>> Begin
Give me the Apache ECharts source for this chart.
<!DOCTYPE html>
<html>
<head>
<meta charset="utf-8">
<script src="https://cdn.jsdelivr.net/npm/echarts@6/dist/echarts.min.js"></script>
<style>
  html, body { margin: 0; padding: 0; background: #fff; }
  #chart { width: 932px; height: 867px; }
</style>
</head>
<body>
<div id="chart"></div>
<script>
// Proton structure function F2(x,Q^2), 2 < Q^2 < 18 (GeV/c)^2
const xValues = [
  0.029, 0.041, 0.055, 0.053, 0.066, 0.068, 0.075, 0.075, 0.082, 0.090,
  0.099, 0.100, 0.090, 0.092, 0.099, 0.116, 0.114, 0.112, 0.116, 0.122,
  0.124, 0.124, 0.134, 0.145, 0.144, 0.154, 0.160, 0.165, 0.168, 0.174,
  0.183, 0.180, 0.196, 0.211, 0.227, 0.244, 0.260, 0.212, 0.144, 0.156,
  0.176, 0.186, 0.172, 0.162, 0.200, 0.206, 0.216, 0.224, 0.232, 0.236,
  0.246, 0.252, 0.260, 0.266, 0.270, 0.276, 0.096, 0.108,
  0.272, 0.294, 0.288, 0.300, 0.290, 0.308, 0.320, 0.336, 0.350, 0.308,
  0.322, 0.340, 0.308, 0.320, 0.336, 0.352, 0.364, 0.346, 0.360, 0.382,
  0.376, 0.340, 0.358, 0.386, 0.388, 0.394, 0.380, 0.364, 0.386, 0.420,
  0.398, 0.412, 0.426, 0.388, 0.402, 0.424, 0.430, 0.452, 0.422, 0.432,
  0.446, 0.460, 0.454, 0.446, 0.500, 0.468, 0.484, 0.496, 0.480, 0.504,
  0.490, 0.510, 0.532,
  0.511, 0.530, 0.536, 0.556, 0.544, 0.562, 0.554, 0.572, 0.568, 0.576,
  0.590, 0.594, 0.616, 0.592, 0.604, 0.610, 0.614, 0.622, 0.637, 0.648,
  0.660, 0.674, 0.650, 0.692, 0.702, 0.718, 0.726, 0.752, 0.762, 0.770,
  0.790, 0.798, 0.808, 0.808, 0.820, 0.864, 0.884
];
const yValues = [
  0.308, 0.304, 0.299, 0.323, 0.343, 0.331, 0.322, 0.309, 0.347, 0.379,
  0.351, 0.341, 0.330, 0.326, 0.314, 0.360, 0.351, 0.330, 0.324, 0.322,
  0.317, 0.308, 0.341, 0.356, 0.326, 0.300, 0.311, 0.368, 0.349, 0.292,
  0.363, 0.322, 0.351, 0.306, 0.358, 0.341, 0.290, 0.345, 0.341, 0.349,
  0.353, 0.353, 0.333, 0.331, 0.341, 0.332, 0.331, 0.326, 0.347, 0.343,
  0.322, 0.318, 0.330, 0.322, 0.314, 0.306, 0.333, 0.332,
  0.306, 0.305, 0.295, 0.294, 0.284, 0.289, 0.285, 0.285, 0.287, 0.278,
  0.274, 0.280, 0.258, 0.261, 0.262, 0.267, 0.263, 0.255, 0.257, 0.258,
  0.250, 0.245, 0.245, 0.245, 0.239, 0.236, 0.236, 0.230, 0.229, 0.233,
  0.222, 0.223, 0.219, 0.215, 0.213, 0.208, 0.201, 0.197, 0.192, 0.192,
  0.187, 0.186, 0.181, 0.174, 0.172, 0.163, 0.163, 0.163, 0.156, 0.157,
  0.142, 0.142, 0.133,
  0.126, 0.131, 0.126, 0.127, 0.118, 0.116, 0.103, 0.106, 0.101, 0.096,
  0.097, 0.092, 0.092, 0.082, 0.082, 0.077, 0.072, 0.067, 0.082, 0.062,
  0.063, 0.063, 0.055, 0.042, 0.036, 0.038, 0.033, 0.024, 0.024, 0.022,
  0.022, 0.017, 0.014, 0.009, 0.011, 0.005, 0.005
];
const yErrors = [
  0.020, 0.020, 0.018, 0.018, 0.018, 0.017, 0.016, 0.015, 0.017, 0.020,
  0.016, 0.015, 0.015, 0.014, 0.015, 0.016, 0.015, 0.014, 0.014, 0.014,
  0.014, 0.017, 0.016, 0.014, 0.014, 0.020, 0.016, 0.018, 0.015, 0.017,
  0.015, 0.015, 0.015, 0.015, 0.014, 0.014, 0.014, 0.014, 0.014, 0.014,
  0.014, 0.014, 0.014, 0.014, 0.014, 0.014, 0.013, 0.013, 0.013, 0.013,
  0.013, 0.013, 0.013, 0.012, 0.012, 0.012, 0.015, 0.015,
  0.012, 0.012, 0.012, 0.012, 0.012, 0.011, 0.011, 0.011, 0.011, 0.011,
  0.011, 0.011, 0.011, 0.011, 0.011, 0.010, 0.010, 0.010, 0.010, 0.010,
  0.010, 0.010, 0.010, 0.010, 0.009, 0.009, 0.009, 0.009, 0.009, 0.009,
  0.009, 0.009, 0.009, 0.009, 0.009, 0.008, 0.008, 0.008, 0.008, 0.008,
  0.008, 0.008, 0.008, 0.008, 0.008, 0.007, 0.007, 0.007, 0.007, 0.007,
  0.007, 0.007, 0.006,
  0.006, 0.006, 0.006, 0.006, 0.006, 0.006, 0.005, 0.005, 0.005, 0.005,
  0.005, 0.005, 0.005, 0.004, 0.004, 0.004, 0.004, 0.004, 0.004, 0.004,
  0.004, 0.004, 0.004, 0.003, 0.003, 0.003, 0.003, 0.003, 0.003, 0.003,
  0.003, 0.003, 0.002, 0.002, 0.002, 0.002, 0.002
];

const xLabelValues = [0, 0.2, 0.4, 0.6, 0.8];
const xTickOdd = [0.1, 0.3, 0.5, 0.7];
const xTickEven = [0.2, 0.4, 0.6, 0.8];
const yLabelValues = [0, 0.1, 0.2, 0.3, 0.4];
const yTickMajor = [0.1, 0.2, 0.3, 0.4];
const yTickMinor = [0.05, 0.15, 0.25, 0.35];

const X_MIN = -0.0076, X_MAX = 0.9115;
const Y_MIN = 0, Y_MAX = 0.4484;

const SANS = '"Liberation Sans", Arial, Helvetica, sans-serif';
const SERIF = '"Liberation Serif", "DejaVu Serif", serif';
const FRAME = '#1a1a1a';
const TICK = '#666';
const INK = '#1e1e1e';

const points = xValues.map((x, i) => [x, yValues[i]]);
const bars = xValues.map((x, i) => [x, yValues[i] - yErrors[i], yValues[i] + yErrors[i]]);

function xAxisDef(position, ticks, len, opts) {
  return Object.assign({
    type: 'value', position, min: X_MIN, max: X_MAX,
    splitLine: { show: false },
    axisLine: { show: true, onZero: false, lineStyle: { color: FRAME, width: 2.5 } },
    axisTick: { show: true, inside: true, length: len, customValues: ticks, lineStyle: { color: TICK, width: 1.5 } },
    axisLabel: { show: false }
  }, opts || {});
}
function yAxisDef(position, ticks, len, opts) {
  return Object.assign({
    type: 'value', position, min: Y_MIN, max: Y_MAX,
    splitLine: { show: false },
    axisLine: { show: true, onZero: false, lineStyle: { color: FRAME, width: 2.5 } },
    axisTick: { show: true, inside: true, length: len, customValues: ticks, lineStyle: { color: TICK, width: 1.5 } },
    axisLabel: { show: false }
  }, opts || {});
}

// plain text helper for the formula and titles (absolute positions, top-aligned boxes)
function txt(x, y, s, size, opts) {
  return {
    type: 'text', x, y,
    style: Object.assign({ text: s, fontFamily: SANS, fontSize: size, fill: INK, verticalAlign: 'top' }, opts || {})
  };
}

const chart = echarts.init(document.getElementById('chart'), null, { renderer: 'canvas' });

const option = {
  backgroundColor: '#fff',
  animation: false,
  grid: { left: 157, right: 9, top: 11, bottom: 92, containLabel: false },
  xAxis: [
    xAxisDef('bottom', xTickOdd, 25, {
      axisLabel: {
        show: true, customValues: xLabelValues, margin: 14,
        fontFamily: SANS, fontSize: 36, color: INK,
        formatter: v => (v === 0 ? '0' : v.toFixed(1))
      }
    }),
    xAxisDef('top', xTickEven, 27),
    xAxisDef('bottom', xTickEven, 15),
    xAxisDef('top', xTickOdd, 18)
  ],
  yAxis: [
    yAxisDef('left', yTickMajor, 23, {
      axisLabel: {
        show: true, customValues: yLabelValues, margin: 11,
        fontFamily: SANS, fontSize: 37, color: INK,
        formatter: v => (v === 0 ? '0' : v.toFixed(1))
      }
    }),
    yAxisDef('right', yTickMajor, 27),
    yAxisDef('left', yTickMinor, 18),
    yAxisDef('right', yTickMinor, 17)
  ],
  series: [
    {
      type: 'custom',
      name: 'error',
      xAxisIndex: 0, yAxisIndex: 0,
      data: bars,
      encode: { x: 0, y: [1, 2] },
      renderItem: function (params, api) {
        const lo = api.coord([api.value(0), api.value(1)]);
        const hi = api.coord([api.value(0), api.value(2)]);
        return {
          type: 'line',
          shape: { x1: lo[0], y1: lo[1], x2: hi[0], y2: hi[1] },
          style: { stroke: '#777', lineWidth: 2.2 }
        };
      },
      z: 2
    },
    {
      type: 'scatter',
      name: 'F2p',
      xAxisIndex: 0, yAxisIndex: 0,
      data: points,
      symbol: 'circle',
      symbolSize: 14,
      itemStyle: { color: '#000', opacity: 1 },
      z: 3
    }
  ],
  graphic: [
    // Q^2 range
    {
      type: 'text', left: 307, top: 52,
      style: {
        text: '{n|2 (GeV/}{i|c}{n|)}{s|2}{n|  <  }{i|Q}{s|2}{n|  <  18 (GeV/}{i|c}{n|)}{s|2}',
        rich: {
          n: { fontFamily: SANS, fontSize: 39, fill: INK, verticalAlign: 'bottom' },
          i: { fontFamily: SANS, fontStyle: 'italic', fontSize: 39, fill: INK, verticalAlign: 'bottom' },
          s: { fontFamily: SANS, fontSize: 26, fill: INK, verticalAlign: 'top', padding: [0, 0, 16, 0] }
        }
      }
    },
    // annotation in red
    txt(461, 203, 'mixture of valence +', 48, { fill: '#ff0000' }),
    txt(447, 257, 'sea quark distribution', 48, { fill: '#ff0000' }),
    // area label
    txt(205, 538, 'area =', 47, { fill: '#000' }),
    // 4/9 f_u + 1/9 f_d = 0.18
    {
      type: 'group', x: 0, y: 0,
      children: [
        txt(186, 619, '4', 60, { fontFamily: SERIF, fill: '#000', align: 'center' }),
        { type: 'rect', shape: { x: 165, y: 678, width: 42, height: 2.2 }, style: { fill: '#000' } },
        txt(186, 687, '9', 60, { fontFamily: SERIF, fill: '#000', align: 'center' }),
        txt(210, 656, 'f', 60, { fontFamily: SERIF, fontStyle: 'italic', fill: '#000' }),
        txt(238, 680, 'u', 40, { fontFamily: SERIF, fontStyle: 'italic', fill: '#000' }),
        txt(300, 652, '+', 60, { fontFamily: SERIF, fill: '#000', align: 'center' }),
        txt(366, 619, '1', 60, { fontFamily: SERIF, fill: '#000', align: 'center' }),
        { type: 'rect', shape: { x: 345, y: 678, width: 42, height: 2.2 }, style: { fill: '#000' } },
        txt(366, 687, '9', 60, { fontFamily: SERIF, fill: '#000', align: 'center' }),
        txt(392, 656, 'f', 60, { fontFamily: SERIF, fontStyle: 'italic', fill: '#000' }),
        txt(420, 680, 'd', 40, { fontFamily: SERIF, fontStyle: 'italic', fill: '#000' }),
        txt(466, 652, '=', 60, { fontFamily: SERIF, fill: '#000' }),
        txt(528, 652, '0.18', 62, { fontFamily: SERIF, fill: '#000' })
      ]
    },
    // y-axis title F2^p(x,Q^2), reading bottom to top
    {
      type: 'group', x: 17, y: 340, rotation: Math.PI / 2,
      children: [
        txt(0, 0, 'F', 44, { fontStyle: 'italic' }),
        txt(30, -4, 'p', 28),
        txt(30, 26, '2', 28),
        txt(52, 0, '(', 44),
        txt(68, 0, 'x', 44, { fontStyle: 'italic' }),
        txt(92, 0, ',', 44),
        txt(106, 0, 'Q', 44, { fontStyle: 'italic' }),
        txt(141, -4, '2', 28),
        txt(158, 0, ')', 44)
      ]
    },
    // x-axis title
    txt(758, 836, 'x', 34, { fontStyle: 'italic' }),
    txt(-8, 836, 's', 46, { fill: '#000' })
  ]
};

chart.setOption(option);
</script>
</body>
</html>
>> End
>> Begin
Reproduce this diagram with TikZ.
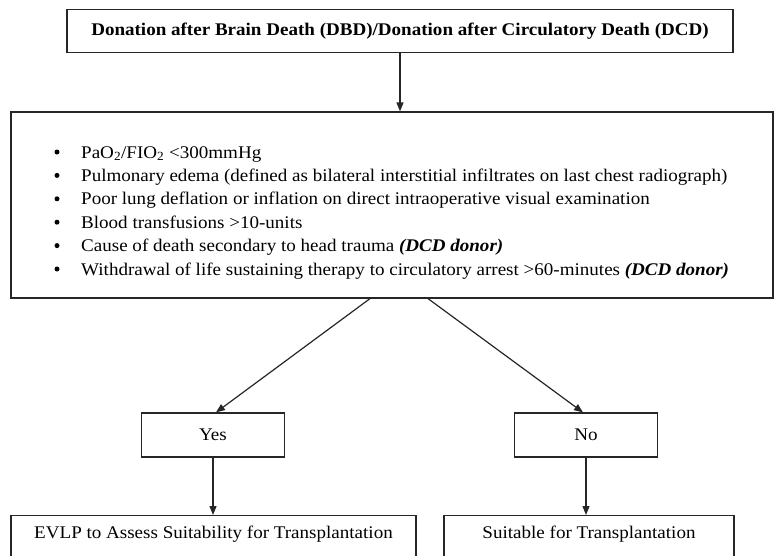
>> End
Goal: Where a line above contains the string "this", copy that line.

Expected answer:
Give me the Apache ECharts source for this chart.
Reproduce this diagram with TikZ.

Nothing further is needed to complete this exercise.